Por José Luis Ibaldi - Mañanas de Campo
La candidatura de Cristina Fernández de Kirchner -ahora a la Legislatura de la Provincia de Buenos Aires por la Tercera Sección Electoral- vuelve a poner a la Argentina frente al espejo de una democracia condicionada por las lógicas de la impunidad. No se trata solo de una figura con fuerte arrastre popular en determinados sectores del electorado, sino de una dirigente que carga con una condena por corrupción, que hoy se encuentra en manos de la Corte Suprema de Justicia de la Nación. La gravedad institucional de que una expresidenta condenada aspire nuevamente a ocupar cargos públicos no puede ser relativizada ni normalizada.
Es aquí donde comienza el verdadero drama argentino: la política partidaria operando como escudo ante la justicia. Desde el kirchnerismo duro hasta sectores más amplios del peronismo, se ha tendido un manto protector sobre Cristina Fernández. No ha faltado el alineamiento discursivo que denuncia una supuesta “persecución judicial” orquestada por una Justicia colonizada por intereses oligárquicos y mediáticos. Pero detrás de ese relato, lo que hay es una defensa cerrada de una dirigente cuya situación procesal compromete los principios básicos de la ética republicana.

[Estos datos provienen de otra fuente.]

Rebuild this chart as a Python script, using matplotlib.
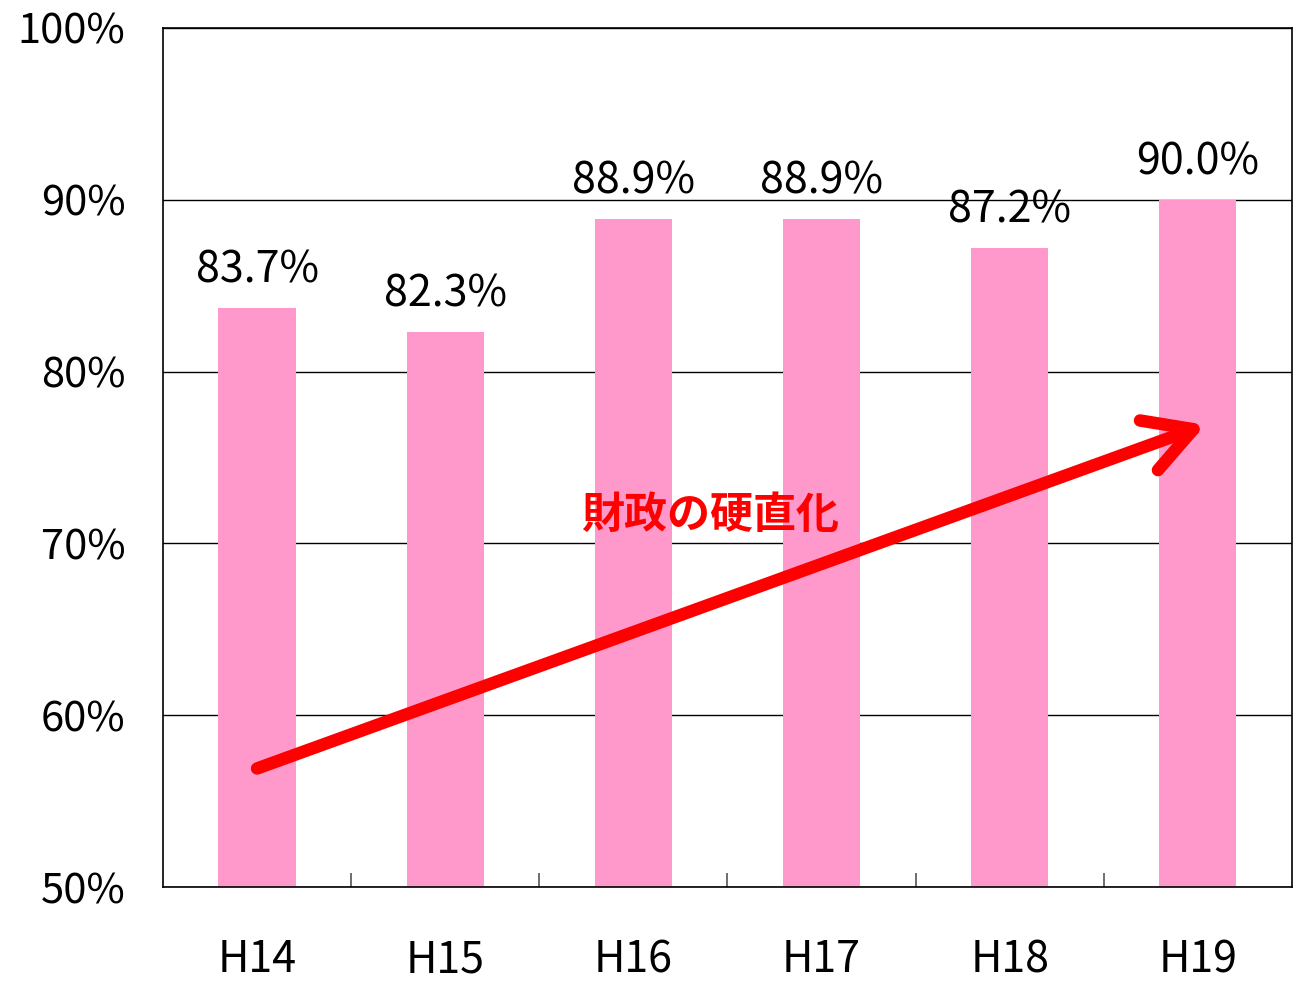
import matplotlib
matplotlib.use("Agg")
import matplotlib.pyplot as plt
from matplotlib.ticker import FixedLocator

plt.rcParams["font.family"] = ["Noto Sans CJK JP", "DejaVu Sans"]

years = ["H14", "H15", "H16", "H17", "H18", "H19"]
ratios = [83.7, 82.3, 88.9, 88.9, 87.2, 90.0]
y_ticks = [50, 60, 70, 80, 90, 100]
arrow_label = "財政の硬直化"
trend_start = 56.9
trend_end = 76.9

fig = plt.figure(figsize=(13.07, 9.81), dpi=100)
ax = fig.add_axes([0.1247, 0.0958, 0.8638, 0.8757])

x = list(range(len(years)))
ax.bar(x, ratios, width=0.41, color="#FF99CC", zorder=2)

for xi, v in zip(x, ratios):
    ax.text(xi, v + 0.9, f"{v:.1f}%", ha="center", va="bottom", fontsize=31)

ax.set_xlim(-0.5, len(years) - 0.5)
ax.set_ylim(50, 100)
ax.set_yticks(y_ticks)
ax.set_yticklabels([f"{t}%" for t in y_ticks], fontsize=30)
ax.tick_params(axis="y", length=0, pad=27)
ax.yaxis.grid(True, color="black", linewidth=1.0, zorder=1)
ax.set_axisbelow(True)

ax.set_xticks(x)
ax.set_xticklabels(years, fontsize=31)
ax.tick_params(axis="x", which="major", length=0, pad=37)
ax.xaxis.set_minor_locator(FixedLocator([i + 0.5 for i in range(len(years) - 1)]))
ax.tick_params(axis="x", which="minor", direction="in", length=10, color="#555555", width=1.2)

for s in ax.spines.values():
    s.set_linewidth(1.2)

ax.annotate("", xy=(5.04, trend_end), xytext=(0.0, trend_start),
            arrowprops=dict(arrowstyle="->,head_length=3.4,head_width=1.9",
                            color="red", linewidth=9, capstyle="round",
                            joinstyle="round", shrinkA=0, shrinkB=0),
            zorder=4)
ax.text(2.41, 71.65, arrow_label, color="red", fontsize=31, fontweight="bold",
        ha="center", va="center", zorder=5)

fig.savefig("out.png", dpi=100)
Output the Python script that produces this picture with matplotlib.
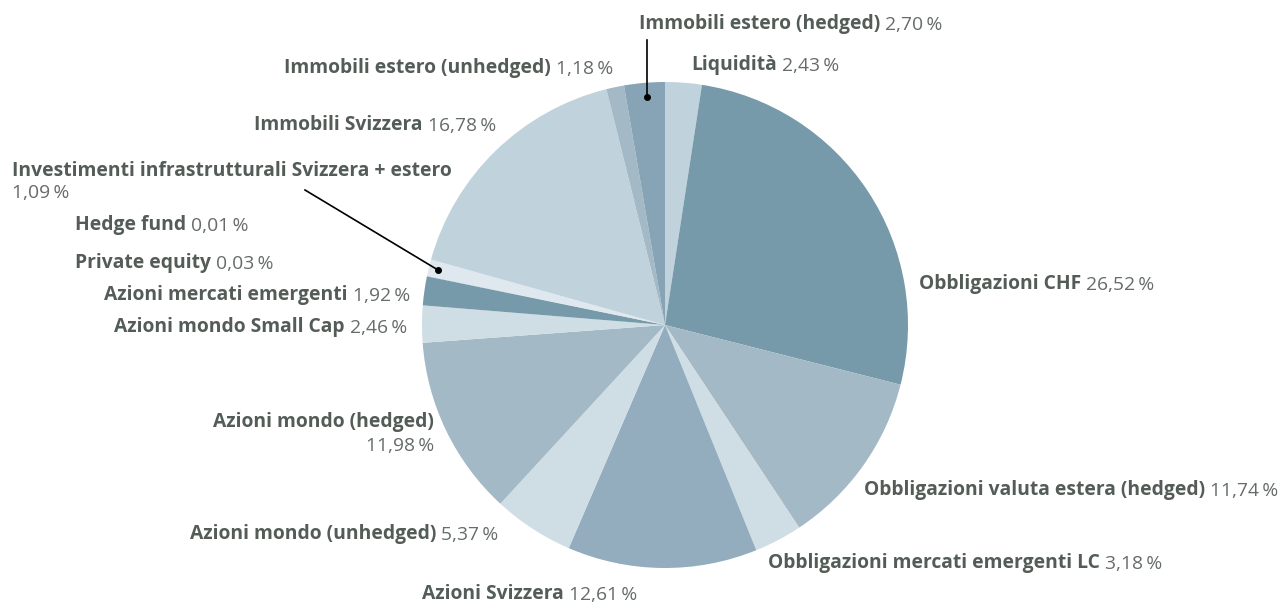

El peronismo, en sus diversas expresiones, ha optado mayoritariamente por cobijar a Cristina en lugar de propiciar una renovación real de liderazgos. Esa decisión no es inocente: responde tanto al peso simbólico de la figura de la expresidenta como a la necesidad de mantener cohesión interna en un espacio político que, sin ella, se fragmenta. En nombre de la unidad, se ha tolerado y justificado lo injustificable.
La postulación de una dirigente condenada por corrupción interpela a toda la clase política y, especialmente, al electorado. ¿Qué clase de democracia estamos construyendo si se permite que la sospecha permanente y la condena formal no representen un límite? ¿Qué mensaje se transmite a las futuras generaciones cuando el poder político parece estar por encima de la ley?
La Corte Suprema tiene ahora en sus manos una decisión crucial. No solo debe confirmar (o no) una condena. Debe también enviar una señal de que en la Argentina el principio de igualdad ante la ley no es una consigna vacía. Mientras tanto, la dirigencia política debería asumir su responsabilidad histórica: dejar de blindar a quienes han dañado al Estado y apostar, de una vez por todas, por una cultura democrática donde la corrupción no sea premiada con candidaturas.
Porque sin justicia no hay república. Y sin ejemplaridad, no hay futuro.